New method of screening for COVID-19 disease using sniffer dogs and scents from axillary sweat samples.

BACKGROUND: Early screening for COVID-19 is needed to limit the spread of the virus. The aim of this study is to test if the sniffer dogs can be successfully trained to identify subjects with COVID-19 for 'proof of concept' and 'non-inferiority' against PCR. We are calling this method, Dognosis (DN). METHODS: Four hundred and fifty-nine subjects were included, 256 (Group 'P') were known cases of COVID-19 (PCR positive, some with and some without symptoms) and 203 (Group 'C') were PCR negative and asymptomatic (control). Samples were obtained from the axillary sweat of each subject in a masked fashion. Two dogs trained to detect specific Volatile Organic Compounds for COVID-19 detection were used to test each sample. RESULTS: [DN] turned out positive (+) in all the cases that were PCR positive (100% sensitivity). On the other hand, [DN] turned positive (+) in an average of 12.5 cases (6.2%) that were initially PCR negative (apparent specificity of 93.8%). When the PCR was repeated, true specificity was 97.2%. These parameters varied in subgroups from 100% sensitivity and 99% specificity in symptomatic patients to 100% sensitivity and 93% specificity in asymptomatic patients. CONCLUSION: DN method shows high sensitivity and specificity in screening COVID-19 patients.

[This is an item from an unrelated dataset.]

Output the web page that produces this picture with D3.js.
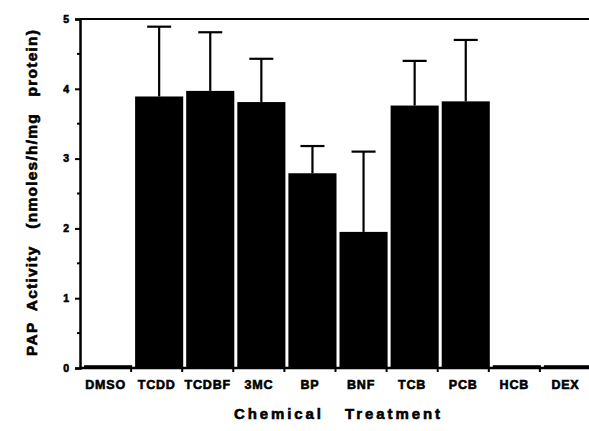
<!DOCTYPE html>
<html><head><meta charset="utf-8">
<script src="https://cdn.jsdelivr.net/npm/d3@7"></script>
<style>body{margin:0;background:#fff}svg text{font-family:"Liberation Sans",Arial,sans-serif;font-weight:bold;fill:#000;stroke:#000;stroke-width:0.6px}</style>
</head><body><svg id="c" width="589" height="431"></svg>
<script>
const categories = ["DMSO","TCDD","TCDBF","3MC","BP","BNF","TCB","PCB","HCB","DEX"];
const means = [0.04,3.89,3.97,3.81,2.79,1.95,3.76,3.82,0.04,0.04];
const errorTops = [null,4.89,4.81,4.43,3.18,3.10,4.40,4.70,null,null];
const yTicks = [0,1,2,3,4,5];
const yMinorTicks = [0.5,1.5,2.5,3.5,4.5];

const svg = d3.select("#c");
const x0 = 80, x1 = 591, yTop = 19, yBot = 368;
const x = d3.scaleBand().domain(categories).range([x0, x1]).paddingInner(0).paddingOuter(0);
const y = d3.scaleLinear().domain([0,5]).range([yBot, yTop]);

// bars
const bw = x.bandwidth();
svg.append("g").selectAll("rect").data(categories).join("rect")
  .attr("x", d => x(d) + 4).attr("width", bw - 3)
  .attr("y", (d,i) => y(means[i])).attr("height", (d,i) => y(0) - y(means[i]))
  .attr("fill", "#000");

// error bars
const eb = svg.append("g").attr("stroke","#000");
categories.forEach((c,i) => {
  if (errorTops[i] == null) return;
  const cx = x(c) + 4 + (bw - 3) / 2;
  eb.append("line").attr("x1",cx).attr("x2",cx).attr("y1",y(means[i])).attr("y2",y(errorTops[i])).attr("stroke-width",2.2);
  eb.append("line").attr("x1",cx-12).attr("x2",cx+12).attr("y1",y(errorTops[i])).attr("y2",y(errorTops[i])).attr("stroke-width",2.2);
});

// top frame line
svg.append("line").attr("x1",x0).attr("x2",589).attr("y1",y(5)).attr("y2",y(5)).attr("stroke","#000").attr("stroke-width",2);

// y axis
const ya = svg.append("g").attr("transform",`translate(${x0},0)`)
  .call(d3.axisLeft(y).tickValues(yTicks).tickFormat(d3.format("d")).tickSize(5).tickPadding(6));
ya.select(".domain").attr("stroke-width",2.5);
ya.selectAll(".tick line").attr("stroke-width",2);
ya.selectAll("text").style("font-size","10.5px").style("font-weight","bold").style("font-family","'Liberation Sans',Arial,sans-serif");
svg.append("g").selectAll("line").data(yMinorTicks).join("line")
  .attr("x1",x0-3).attr("x2",x0).attr("y1",d=>y(d)).attr("y2",d=>y(d)).attr("stroke","#000").attr("stroke-width",2);

// x axis
const xa = svg.append("g").attr("transform",`translate(0,${yBot})`)
  .call(d3.axisBottom(x).tickSize(0).tickPadding(12));
xa.select(".domain").attr("stroke-width",2.5).attr("d",`M${x0},0H589`);
xa.selectAll("text").style("font-size","12.5px").style("font-weight","bold").style("letter-spacing","0.8px").style("font-family","'Liberation Sans',Arial,sans-serif");
svg.append("g").selectAll("line").data(categories.slice(1)).join("line")
  .attr("x1",d=>x(d)).attr("x2",d=>x(d)).attr("y1",yBot).attr("y2",yBot+4).attr("stroke","#000").attr("stroke-width",2);

// titles
svg.append("text").attr("x",337).attr("y",419).attr("text-anchor","middle")
  .style("font-size","15px").attr("xml:space","preserve")
  .attr("textLength",206).attr("lengthAdjust","spacing")
  .text("Chemical   Treatment");
svg.append("text").attr("transform","translate(37,193) rotate(-90)").attr("text-anchor","middle")
  .style("font-size","15.5px").attr("xml:space","preserve")
  .attr("textLength",326).attr("lengthAdjust","spacing")
  .text("PAP  Activity   (nmoles/h/mg   protein)");
</script></body></html>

Can the detection dog alert on COVID-19 positive persons by sniffing axillary sweat samples? A proof-of-concept study.

The aim of this proof-of-concept study was to evaluate if trained dogs could discriminate between sweat samples from symptomatic COVID-19 positive individuals (SARS-CoV-2 PCR positive) and those from asymptomatic COVID-19 negative individuals. The study was conducted at 2 sites (Paris, France, and Beirut, Lebanon), followed the same training and testing protocols, and involved six detection dogs (three explosive detection dogs, one search and rescue dog, and two colon cancer detection dogs). A total of 177 individuals were recruited for the study (95 symptomatic COVID-19 positive and 82 asymptomatic COVID-19 negative individuals) from five hospitals, and one underarm sweat sample per individual was collected. The dog training sessions lasted between one and three weeks. Once trained, the dog had to mark the COVID-19 positive sample randomly placed behind one of three or four olfactory cones (the other cones contained at least one COVID-19 negative sample and between zero and two mocks). During the testing session, a COVID-19 positive sample could be used up to a maximum of three times for one dog. The dog and its handler were both blinded to the COVID-positive sample location. The success rate per dog (i.e., the number of correct indications divided by the number of trials) ranged from 76% to 100%. The lower bound of the 95% confidence interval of the estimated success rate was most of the time higher than the success rate obtained by chance after removing the number of mocks from calculations. These results provide some evidence that detection dogs may be able to discriminate between sweat samples from symptomatic COVID-19 individuals and those from asymptomatic COVID-19 negative individuals. However, due to the limitations of this proof-of-concept study (including using some COVID-19 samples more than once and potential confounding biases), these results must be confirmed in validation studies.